Written instruction ▸
Locate every line below that contains the word "with" and copy it.

* begin Data for the task *

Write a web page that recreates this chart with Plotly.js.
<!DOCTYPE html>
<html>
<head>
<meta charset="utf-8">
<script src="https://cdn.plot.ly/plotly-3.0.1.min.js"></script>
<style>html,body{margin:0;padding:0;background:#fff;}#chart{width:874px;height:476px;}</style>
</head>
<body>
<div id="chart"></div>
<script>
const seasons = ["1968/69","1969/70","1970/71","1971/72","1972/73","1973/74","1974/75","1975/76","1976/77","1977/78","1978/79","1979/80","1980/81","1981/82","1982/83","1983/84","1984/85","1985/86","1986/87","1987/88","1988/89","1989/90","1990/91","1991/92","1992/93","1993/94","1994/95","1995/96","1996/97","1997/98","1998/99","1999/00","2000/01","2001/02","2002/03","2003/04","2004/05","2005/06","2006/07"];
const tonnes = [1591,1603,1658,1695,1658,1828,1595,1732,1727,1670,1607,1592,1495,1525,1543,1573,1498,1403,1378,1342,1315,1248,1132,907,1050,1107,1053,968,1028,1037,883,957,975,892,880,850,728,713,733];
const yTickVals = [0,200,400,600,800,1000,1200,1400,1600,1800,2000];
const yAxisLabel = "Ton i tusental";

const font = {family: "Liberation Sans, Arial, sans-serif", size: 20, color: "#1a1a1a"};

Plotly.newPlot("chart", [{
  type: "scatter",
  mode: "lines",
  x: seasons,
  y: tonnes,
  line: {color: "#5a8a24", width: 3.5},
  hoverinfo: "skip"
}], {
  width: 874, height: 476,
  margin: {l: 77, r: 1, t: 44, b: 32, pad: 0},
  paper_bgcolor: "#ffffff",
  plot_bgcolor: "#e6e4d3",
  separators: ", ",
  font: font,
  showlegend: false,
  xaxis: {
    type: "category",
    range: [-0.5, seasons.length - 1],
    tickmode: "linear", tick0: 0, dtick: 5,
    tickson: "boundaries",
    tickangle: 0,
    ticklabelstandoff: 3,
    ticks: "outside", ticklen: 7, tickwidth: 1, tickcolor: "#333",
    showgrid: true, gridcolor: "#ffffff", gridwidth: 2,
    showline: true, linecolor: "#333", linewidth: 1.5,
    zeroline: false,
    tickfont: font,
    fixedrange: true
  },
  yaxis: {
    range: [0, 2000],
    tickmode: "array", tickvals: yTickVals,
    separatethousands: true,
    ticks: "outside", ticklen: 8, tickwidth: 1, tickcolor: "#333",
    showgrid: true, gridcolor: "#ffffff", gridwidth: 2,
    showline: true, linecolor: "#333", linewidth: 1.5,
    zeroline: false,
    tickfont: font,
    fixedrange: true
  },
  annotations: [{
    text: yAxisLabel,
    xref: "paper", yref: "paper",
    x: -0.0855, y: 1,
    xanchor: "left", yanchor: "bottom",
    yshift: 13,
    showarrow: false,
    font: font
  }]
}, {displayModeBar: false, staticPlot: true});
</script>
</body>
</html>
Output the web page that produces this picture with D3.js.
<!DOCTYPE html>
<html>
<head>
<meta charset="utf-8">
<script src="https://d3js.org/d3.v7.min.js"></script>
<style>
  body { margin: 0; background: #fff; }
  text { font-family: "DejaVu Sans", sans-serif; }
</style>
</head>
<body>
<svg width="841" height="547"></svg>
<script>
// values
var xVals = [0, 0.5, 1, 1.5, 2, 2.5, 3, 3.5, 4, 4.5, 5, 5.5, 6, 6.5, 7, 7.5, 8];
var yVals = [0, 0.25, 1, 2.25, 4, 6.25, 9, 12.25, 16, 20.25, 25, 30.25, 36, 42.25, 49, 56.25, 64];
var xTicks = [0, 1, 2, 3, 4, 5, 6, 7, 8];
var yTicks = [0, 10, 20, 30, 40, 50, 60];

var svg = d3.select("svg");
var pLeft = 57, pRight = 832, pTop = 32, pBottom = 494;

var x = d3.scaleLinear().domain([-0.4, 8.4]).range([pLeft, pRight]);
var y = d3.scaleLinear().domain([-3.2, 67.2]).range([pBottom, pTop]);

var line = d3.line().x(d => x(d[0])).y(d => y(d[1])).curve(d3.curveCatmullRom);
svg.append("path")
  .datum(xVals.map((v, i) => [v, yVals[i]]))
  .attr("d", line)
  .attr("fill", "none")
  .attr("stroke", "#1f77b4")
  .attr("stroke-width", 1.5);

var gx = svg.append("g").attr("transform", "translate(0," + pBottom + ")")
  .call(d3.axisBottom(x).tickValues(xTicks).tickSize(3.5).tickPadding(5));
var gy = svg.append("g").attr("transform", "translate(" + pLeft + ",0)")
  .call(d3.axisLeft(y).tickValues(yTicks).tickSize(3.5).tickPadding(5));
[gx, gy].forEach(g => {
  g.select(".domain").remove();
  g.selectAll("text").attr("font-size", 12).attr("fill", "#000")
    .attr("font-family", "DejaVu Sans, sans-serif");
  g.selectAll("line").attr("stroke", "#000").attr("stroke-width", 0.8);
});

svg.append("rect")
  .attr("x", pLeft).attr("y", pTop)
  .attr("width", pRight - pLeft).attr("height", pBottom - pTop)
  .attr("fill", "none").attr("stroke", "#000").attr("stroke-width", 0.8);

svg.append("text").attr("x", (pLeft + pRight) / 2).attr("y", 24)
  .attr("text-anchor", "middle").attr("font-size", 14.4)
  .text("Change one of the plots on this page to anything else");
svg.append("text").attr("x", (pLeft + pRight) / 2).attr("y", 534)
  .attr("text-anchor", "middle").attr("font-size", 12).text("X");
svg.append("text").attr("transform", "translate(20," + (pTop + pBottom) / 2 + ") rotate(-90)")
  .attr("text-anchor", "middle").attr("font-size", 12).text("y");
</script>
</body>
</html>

* end Data for the task *

Task output ▸
Write a web page that recreates this chart with Plotly.js.
Output the web page that produces this picture with D3.js.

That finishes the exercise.